# AIM:
Look below for the line containing "Reproduce this chart with Bokeh." and the line containing "EXT_DAY = [4]"; repeat exactly those two lines and all lines between them, and nothing else.

# EXTRACTED DATA:
━━━━━━
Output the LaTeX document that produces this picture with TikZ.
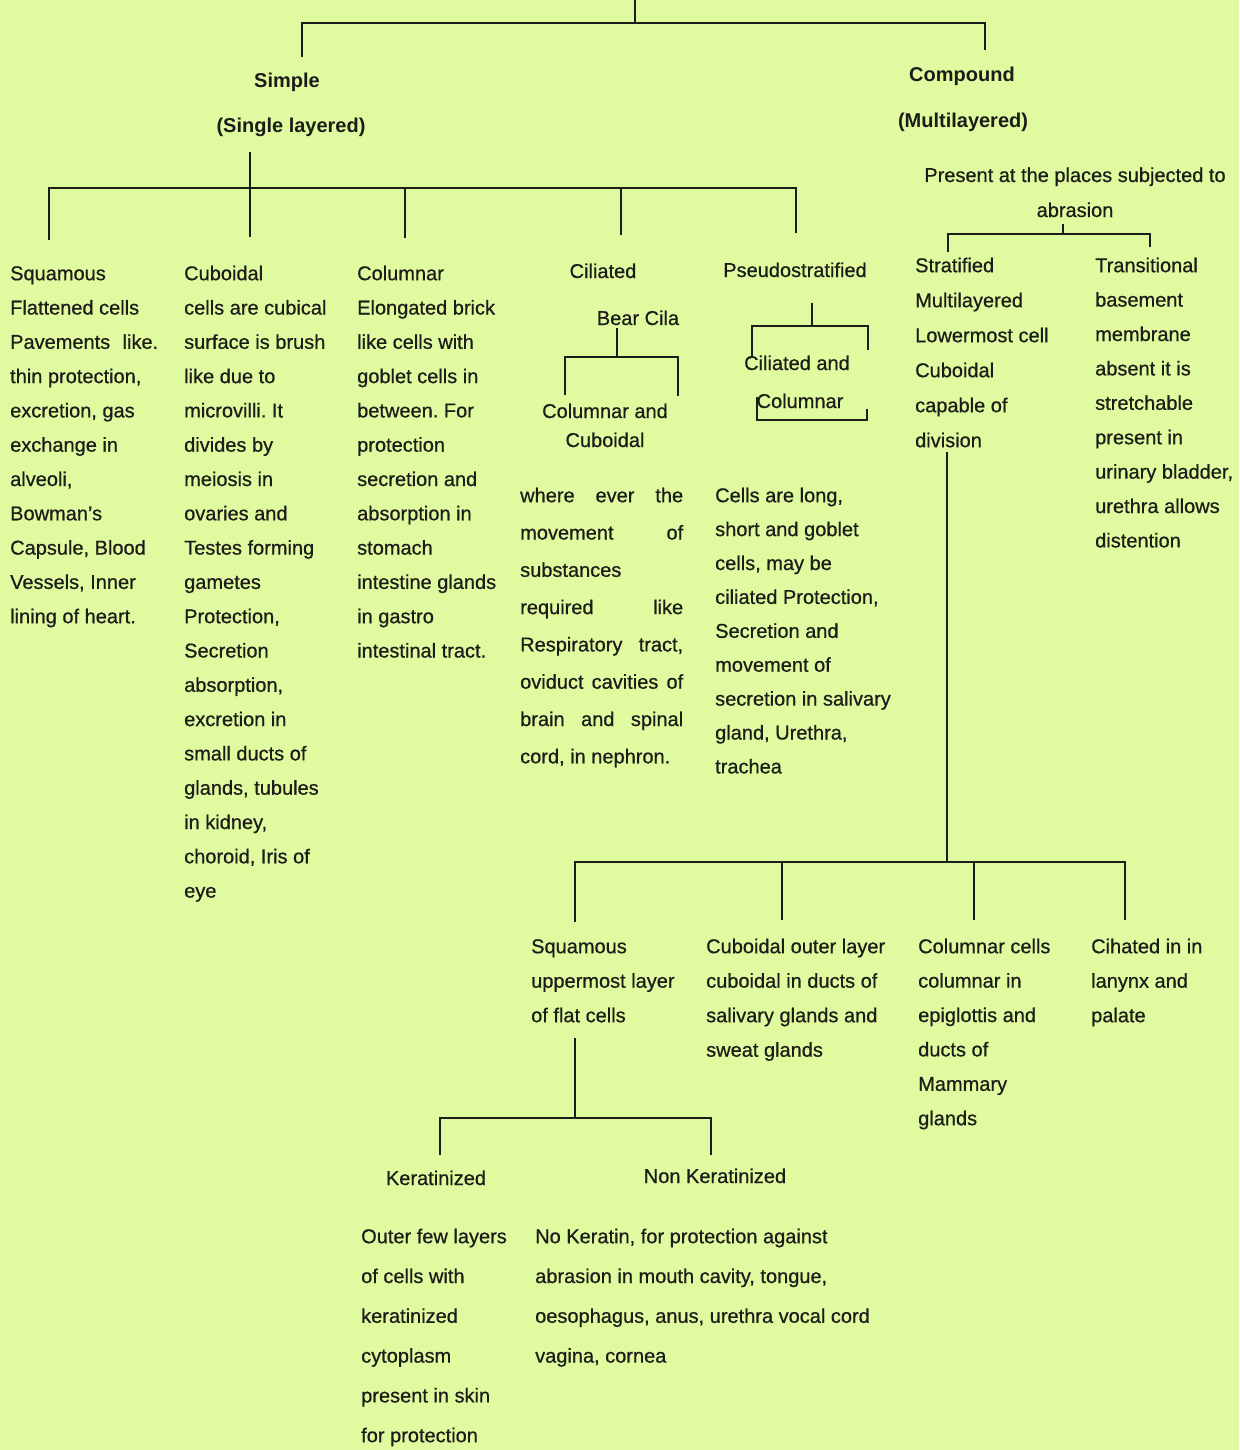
━━━━━━
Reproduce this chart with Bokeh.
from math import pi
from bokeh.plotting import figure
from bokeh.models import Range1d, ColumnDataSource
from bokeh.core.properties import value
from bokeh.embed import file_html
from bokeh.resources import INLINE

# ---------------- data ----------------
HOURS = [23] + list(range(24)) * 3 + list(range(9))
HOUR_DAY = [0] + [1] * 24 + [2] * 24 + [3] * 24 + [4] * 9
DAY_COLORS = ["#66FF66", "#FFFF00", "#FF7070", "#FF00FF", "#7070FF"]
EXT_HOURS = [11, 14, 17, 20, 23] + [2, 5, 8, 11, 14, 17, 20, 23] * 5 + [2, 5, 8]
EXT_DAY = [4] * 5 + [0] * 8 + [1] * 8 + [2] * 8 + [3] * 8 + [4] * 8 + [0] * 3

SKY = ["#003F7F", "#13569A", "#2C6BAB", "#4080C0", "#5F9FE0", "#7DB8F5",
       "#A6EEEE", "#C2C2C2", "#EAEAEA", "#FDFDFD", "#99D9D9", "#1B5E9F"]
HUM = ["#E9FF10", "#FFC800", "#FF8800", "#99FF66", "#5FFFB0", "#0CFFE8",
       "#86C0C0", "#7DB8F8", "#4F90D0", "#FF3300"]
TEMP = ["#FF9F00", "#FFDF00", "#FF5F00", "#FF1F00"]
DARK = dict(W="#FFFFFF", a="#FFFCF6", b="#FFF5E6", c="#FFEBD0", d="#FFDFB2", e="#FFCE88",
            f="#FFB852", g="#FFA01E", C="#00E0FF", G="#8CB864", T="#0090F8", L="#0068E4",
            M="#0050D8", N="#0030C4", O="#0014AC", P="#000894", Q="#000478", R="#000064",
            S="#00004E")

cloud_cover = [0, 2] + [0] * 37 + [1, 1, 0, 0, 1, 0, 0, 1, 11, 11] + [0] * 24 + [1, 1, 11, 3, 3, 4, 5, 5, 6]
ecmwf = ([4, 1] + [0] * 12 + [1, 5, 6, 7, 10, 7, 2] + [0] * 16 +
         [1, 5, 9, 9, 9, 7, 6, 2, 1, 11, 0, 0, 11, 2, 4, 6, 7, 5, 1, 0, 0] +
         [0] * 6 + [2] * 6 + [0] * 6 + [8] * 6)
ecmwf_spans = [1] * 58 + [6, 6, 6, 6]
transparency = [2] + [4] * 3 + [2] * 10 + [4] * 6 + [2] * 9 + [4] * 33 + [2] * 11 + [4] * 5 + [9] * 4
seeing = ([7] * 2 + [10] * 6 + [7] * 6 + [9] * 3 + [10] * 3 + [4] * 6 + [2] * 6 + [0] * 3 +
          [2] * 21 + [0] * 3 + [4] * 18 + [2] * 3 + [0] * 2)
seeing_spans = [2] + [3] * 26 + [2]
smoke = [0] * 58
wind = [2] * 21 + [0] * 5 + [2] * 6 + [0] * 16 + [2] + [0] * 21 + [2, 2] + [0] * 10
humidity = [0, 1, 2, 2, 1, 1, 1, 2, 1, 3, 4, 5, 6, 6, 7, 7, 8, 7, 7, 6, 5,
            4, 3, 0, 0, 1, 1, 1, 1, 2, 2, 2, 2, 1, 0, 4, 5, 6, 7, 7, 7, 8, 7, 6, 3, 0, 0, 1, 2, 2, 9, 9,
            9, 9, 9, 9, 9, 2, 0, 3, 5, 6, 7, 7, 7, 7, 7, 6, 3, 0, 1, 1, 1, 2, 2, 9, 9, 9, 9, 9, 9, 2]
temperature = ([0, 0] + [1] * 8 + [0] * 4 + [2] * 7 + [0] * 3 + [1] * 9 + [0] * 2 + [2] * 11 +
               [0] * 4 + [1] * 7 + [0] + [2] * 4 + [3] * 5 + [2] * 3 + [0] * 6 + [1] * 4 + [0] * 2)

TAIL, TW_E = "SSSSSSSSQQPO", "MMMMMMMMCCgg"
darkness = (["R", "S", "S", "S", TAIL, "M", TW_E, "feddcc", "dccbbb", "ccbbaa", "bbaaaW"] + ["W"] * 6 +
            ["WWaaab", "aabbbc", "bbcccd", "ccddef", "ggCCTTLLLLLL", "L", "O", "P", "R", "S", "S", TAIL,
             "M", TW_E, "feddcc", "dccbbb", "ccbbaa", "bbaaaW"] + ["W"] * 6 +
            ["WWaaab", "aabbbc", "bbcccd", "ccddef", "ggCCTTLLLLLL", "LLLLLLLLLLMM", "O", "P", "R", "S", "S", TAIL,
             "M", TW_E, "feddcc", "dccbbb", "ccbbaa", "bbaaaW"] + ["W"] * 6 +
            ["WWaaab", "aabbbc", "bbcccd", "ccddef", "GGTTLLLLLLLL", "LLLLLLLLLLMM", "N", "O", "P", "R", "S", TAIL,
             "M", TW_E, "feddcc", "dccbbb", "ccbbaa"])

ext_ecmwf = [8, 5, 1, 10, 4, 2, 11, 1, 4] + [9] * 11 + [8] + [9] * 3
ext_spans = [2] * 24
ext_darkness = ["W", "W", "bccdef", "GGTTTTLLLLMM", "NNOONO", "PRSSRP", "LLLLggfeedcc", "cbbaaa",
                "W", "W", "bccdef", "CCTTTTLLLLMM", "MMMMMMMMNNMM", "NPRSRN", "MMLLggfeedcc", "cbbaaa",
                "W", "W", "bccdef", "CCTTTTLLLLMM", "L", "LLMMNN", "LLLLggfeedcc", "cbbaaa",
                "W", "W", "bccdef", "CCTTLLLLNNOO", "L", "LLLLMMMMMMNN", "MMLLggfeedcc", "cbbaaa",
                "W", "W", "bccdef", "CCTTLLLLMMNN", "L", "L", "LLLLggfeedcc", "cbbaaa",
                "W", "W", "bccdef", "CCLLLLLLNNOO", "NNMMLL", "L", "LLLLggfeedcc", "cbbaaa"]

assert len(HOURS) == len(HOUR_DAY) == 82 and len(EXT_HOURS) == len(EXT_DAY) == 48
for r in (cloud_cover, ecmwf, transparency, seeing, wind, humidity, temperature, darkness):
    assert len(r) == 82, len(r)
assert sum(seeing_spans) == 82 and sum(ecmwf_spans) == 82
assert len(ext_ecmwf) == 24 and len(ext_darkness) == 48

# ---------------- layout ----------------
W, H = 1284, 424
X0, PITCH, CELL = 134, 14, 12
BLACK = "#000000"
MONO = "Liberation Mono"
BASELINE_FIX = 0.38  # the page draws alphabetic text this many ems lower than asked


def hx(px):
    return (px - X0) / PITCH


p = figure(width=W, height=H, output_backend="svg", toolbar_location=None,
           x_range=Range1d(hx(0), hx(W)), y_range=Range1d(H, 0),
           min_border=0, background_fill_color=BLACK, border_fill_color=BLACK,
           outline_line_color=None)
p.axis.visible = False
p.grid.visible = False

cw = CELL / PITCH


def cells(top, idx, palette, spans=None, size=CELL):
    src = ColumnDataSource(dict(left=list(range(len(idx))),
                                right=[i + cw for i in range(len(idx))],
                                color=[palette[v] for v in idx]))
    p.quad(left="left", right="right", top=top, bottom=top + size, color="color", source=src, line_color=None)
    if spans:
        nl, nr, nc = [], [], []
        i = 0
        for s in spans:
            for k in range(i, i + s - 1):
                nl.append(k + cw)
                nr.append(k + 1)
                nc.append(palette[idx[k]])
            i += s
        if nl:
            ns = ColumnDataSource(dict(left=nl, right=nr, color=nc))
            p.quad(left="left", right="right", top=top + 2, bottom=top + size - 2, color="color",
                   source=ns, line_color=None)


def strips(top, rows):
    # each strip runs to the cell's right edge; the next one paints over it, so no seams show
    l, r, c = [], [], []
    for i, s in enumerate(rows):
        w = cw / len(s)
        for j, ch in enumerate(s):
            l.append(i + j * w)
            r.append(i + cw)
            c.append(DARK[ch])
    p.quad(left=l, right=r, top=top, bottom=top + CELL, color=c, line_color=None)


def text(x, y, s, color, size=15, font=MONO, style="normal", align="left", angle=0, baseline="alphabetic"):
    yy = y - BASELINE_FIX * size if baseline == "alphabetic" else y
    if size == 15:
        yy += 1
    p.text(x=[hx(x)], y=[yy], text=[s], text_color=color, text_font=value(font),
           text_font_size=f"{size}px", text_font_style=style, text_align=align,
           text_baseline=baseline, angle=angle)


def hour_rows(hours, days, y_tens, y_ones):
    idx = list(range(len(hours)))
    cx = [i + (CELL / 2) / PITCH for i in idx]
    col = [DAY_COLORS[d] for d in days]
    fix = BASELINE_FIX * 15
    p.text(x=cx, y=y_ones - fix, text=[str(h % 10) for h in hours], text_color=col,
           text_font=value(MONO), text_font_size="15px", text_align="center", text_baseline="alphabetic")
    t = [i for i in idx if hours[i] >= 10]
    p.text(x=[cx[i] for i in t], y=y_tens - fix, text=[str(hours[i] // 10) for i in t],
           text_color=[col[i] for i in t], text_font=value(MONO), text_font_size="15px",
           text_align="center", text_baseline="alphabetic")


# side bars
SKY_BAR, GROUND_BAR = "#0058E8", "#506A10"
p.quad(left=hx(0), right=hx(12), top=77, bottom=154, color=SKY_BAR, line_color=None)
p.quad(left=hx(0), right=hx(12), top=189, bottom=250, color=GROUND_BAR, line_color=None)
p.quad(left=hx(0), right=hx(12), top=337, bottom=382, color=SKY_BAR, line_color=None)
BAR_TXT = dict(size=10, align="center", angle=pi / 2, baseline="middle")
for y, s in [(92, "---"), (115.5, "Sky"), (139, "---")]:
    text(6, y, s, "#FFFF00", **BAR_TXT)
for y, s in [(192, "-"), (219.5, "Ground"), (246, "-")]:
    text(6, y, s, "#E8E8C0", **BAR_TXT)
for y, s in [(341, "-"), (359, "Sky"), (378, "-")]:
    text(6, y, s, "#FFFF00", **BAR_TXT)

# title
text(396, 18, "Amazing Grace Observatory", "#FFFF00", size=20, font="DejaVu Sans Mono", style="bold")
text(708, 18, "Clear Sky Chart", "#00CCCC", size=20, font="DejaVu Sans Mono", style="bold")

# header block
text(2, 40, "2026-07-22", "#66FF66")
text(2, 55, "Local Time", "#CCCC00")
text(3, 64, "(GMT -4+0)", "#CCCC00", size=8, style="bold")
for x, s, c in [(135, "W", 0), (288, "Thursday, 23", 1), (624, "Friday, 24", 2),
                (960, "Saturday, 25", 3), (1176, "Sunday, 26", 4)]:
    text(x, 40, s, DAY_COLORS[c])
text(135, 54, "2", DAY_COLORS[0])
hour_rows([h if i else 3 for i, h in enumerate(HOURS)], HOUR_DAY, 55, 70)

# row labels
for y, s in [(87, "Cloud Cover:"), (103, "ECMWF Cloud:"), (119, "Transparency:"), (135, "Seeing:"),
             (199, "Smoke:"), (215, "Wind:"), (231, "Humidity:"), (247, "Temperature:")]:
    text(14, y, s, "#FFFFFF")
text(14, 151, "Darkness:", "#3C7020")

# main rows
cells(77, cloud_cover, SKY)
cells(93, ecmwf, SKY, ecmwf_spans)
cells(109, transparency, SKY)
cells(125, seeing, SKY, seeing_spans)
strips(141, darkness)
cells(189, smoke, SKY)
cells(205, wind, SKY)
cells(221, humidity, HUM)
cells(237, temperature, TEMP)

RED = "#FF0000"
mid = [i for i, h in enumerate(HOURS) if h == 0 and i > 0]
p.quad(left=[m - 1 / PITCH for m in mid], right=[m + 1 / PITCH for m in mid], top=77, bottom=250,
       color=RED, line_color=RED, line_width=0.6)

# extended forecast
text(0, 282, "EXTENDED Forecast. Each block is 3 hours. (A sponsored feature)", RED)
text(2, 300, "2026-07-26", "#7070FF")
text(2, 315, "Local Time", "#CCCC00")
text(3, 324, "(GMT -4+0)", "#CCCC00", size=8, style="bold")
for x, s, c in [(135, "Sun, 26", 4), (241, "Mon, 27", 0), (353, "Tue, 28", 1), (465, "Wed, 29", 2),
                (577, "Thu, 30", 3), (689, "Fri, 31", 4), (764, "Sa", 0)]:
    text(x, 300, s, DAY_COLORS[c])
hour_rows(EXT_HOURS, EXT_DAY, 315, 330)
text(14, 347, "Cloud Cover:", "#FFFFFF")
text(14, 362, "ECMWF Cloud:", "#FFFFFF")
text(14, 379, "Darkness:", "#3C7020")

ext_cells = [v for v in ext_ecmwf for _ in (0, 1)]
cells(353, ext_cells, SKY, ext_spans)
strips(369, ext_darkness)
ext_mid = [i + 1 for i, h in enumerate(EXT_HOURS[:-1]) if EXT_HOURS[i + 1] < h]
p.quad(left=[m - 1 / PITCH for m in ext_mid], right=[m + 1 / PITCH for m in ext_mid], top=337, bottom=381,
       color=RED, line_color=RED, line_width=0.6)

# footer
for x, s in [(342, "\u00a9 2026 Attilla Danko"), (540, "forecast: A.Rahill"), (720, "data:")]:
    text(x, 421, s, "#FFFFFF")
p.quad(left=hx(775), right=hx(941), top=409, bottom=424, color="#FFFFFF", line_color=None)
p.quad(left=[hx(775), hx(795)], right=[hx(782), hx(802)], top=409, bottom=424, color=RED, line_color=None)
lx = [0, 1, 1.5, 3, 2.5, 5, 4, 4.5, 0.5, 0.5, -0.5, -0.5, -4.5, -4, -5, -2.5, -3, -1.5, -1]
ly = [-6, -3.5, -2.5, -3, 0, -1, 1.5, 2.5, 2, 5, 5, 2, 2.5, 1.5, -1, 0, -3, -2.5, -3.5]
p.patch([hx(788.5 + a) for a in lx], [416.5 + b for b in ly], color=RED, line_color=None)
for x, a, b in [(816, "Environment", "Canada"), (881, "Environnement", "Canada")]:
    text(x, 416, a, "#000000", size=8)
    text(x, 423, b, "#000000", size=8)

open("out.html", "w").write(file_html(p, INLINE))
━━━━━━
# EXERCISE RESPONSE:
Reproduce this chart with Bokeh.
from math import pi
from bokeh.plotting import figure
from bokeh.models import Range1d, ColumnDataSource
from bokeh.core.properties import value
from bokeh.embed import file_html
from bokeh.resources import INLINE

# ---------------- data ----------------
HOURS = [23] + list(range(24)) * 3 + list(range(9))
HOUR_DAY = [0] + [1] * 24 + [2] * 24 + [3] * 24 + [4] * 9
DAY_COLORS = ["#66FF66", "#FFFF00", "#FF7070", "#FF00FF", "#7070FF"]
EXT_HOURS = [11, 14, 17, 20, 23] + [2, 5, 8, 11, 14, 17, 20, 23] * 5 + [2, 5, 8]
EXT_DAY = [4] * 5 + [0] * 8 + [1] * 8 + [2] * 8 + [3] * 8 + [4] * 8 + [0] * 3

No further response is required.